Racine is an unincorporated community in Newton County, Missouri, United States. It is part of the Joplin, Missouri Metropolitan Statistical Area.

==History==
A post office called Racine has been in operation since 1869. The town was originally called Dayton, after Dayton, Ohio, as was the surrounding township. However, there was already a Dayton, Missouri, causing confusion for Postal Service deliveries. The name was changed in 1871 to Racine, after Racine, Wisconsin. The name of Dayton Township remained the same.

==Geography==

Racine is located along the Frisco Railroad tracks between Neosho and Seneca in Lost Creek Valley. Racine is on Route 86 where Route K and Route CC intersect.
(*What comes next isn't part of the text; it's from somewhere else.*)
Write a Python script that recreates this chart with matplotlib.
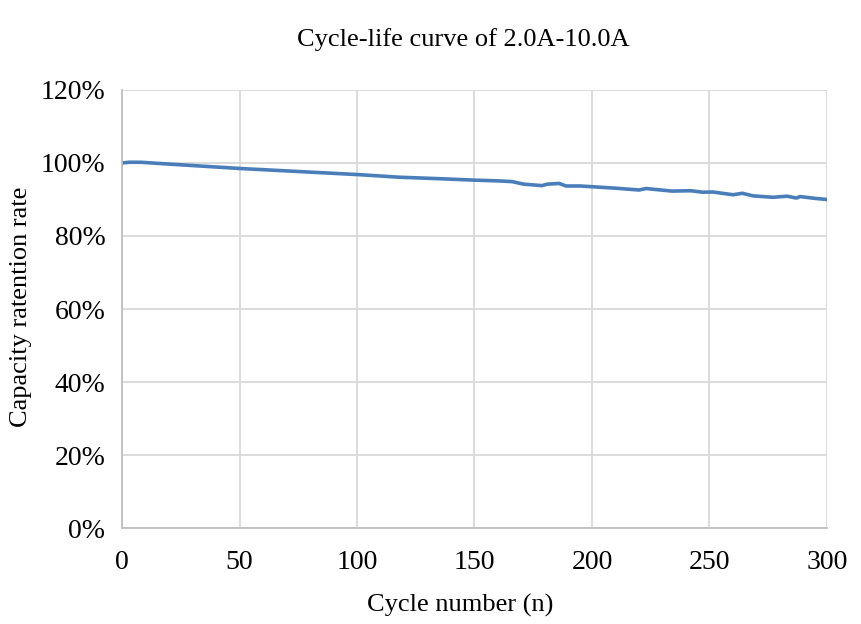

It is positioned geographically among three other towns: it is 6 miles west of Neosho, 10 miles south of Joplin, and 5½ miles northeast of Seneca.

==Education==
Racine is encompassed entirely by the Seneca School District; it schools all students enrolled in public education in the community.

==Buildings==
There are two churches in town, an Apostolic Church and a large Christian church. A small fire station is located here that is part of the Seneca Area Fire Protection District.